We begin by teaching the dog what we want them to do. In this first stage, we are helping the dog understand what exactly we want from them to do and how we want them to do it. At this stage we are going to begin rewarding the dog for following the instruction.
For example, if we are teaching the command come, we would put the dog on a long cord, say the order come and pull the dog to our left side and have them sit and wait for the next instruction. When the dog does this, we will reward them with treat or praise.
In this second stage, we are building familiarity so that the dog can execute the command with confidence. We are starting to build a long-term association between the command and their performing an action. So when we say come the dog does not think, they just follow the instruction and return to your side.

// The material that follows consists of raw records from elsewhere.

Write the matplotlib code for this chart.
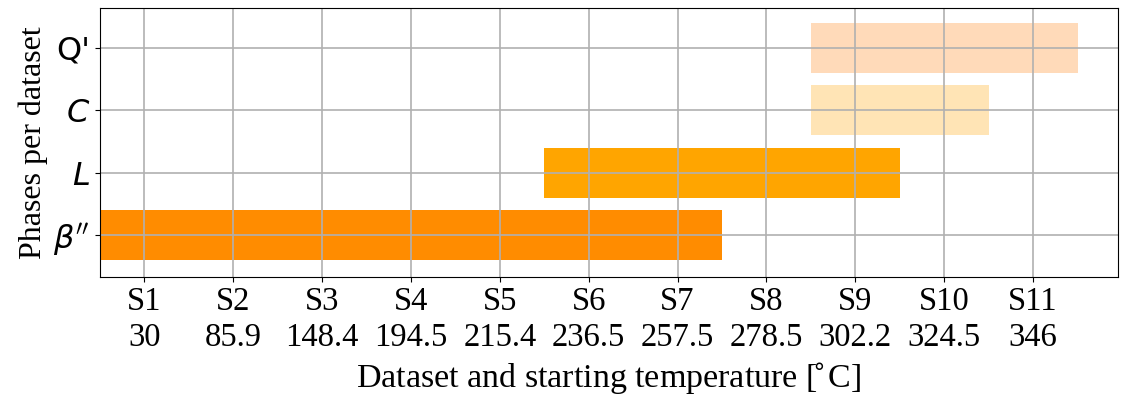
import matplotlib
matplotlib.use("Agg")
import matplotlib.pyplot as plt

plt.rcParams["font.family"] = ["Liberation Serif", "DejaVu Serif"]

# Datasets and their starting temperatures (°C)
datasets = ["S1", "S2", "S3", "S4", "S5", "S6", "S7", "S8", "S9", "S10", "S11"]
temps = ["30", "85.9", "148.4", "194.5", "215.4", "236.5", "257.5", "278.5", "302.2", "324.5", "346"]

# Phases, first and last dataset index in which each appears
phases = [r"$\beta''$", r"$L$", r"$C$", "Q'"]
first_idx = [0, 5, 8, 8]
last_idx = [6, 8, 9, 10]
colors = ["#ff8c00", "#ffa500", "#ffe4b5", "#ffdab9"]

fig, ax = plt.subplots(figsize=(11.22, 4), dpi=100)

for row, (a, b, c) in enumerate(zip(first_idx, last_idx, colors)):
    ax.broken_barh([(a - 0.5, b - a + 1)], (row - 0.4, 0.8), facecolors=c)

ax.set_xticks(range(len(datasets)))
ax.set_xticklabels([f"{d}\n{t}" for d, t in zip(datasets, temps)], fontsize=23.5)
ax.set_yticks(range(len(phases)))
ax.set_yticklabels(phases, fontsize=23, family="DejaVu Sans")
ax.set_xlim(-0.5, 10.95)
ax.set_ylim(-0.67, 3.64)

ax.set_xlabel(r"Dataset and starting temperature [$\!^{\circ}$C]", fontsize=24.5, labelpad=7)
ax.set_ylabel("Phases per dataset", fontsize=23, labelpad=4)
ax.grid(True, color="#b0b0b0", linewidth=1.2)

fig.subplots_adjust(left=0.089, right=0.996, top=0.98, bottom=0.307)
fig.savefig("out.png", dpi=100)
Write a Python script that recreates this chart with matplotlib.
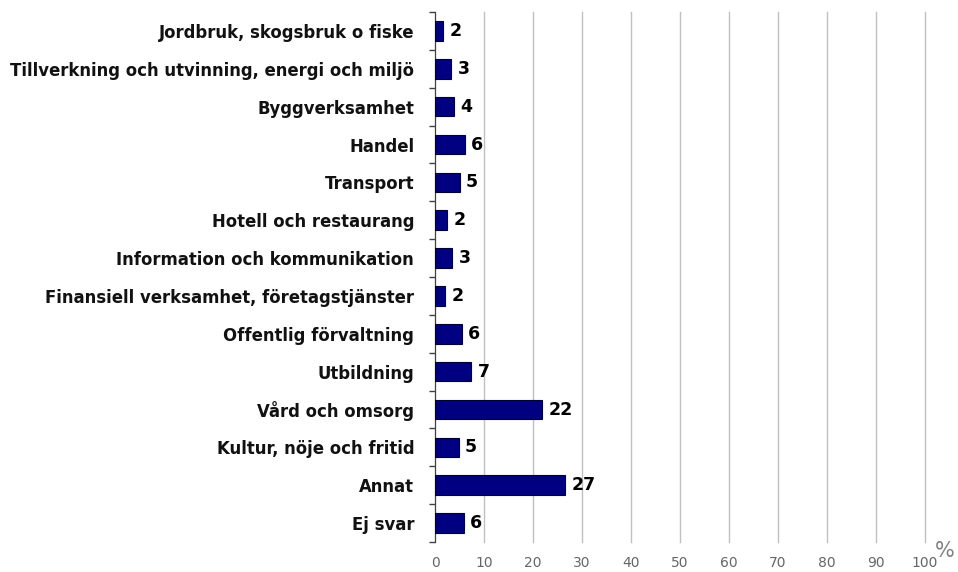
import matplotlib.pyplot as plt
import numpy as np

NAVY = '#000080'; GRID = '#C0C0C0'; GREY = '#666666'

categories = ['Jordbruk, skogsbruk o fiske',
              'Tillverkning och utvinning, energi och miljö',
              'Byggverksamhet', 'Handel', 'Transport',
              'Hotell och restaurang', 'Information och kommunikation',
              'Finansiell verksamhet, företagstjänster',
              'Offentlig förvaltning', 'Utbildning', 'Vård och omsorg',
              'Kultur, nöje och fritid', 'Annat', 'Ej svar']
values = [1.7, 3.3, 3.9, 6.1, 5.0, 2.4, 3.5, 2.1, 5.5, 7.4, 21.9, 4.8, 26.6, 5.9]
value_labels = ['2', '3', '4', '6', '5', '2', '3', '2', '6', '7', '22', '5', '27', '6']
xticks = list(range(0, 101, 10))

fig = plt.figure(figsize=(9.58, 5.72), dpi=100, facecolor='white')
ax = fig.add_axes([435/958, 1 - 542/572, 490/958, 530/572])

y = np.arange(len(categories))
ax.barh(y, values, height=0.52, color=NAVY, edgecolor='#000033', linewidth=0.8, zorder=3)
for yi, v, lab in zip(y, values, value_labels):
    ax.text(v + 1.3, yi, lab, va='center', ha='left', fontsize=12.5,
            fontweight='bold', color='black', zorder=4)

ax.set_xlim(0, 100)
ax.set_ylim(len(categories) - 0.5, -0.5)
ax.set_xticks(xticks)
ax.set_xticklabels([str(t) for t in xticks], fontsize=10, color=GREY)
ax.tick_params(axis='x', length=0, pad=10)
ax.xaxis.grid(True, color=GRID, lw=1, clip_on=False)
ax.set_axisbelow(True)

ax.set_yticks(y)
ax.set_yticklabels(categories, fontsize=11.9, fontweight='bold', color='#111111')
ax.set_yticks(np.arange(-0.5, len(categories)), minor=True)
ax.tick_params(axis='y', which='major', length=0, pad=15)
ax.tick_params(axis='y', which='minor', length=4, color='#404040', width=1)

for sp in ['top', 'right', 'bottom']:
    ax.spines[sp].set_visible(False)
ax.spines['left'].set_color('#404040')

fig.text(935/958, 1 - 551/572, '%', fontsize=15, color='#808080', ha='left', va='center')

fig.savefig('out.png', dpi=100, facecolor='white')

In our above example, we would keep repeating the come training exercise until the dog knew exactly what they were supposed to do. As well as positive reinforcement, you will start providing mild negative reinforcement such as a 'no' or a negative tone when the dog does not obey. You would notice that many dogs will not follow the instruction promptly and will often dawdle. Other dogs will not follow the instruction when there is some source of excitement like another dog nearby. This is normal and we will address this by adding a consequence in the next stage of training.
We now layer on a correction (consequence) when the dog does not promptly follow the command. The correction gives the dog an additional motivation to follow the order, and teaches them that commands must be followed quickly and without regard to any outside distractions. The dog also learns that to turn off the correction, they just need to follow the command.
In our come example, we keep practicing the come command. But, now when the dog dawdles or explores distractions, we would apply a correction such as a static shock. We would keep applying the correction, guiding the dog to the desired behavior with the leash, until they follow the command at which point the correction is released.
In this third stage, progress is usually very quick. If a dog is not responding, chances are that they still don't understand the command, and you should return to the first two steps.
In the final stage, we help the dog expand their understanding and reliability of the command, by using it in different situations. Here we are trying to make the command robust, so the dog understands that it should be followed in a wide range of different circumstances. We want to test and train the dog in the most difficult conditions, so that when they encounter real world test of their training, when safety may be an issue, we can be confident that they will follow our instructions.
For the come command, we would start using the command when the dog is off-leash. We would start using the command when there are strong temptations such as a neighborhood dog, food, or another family member.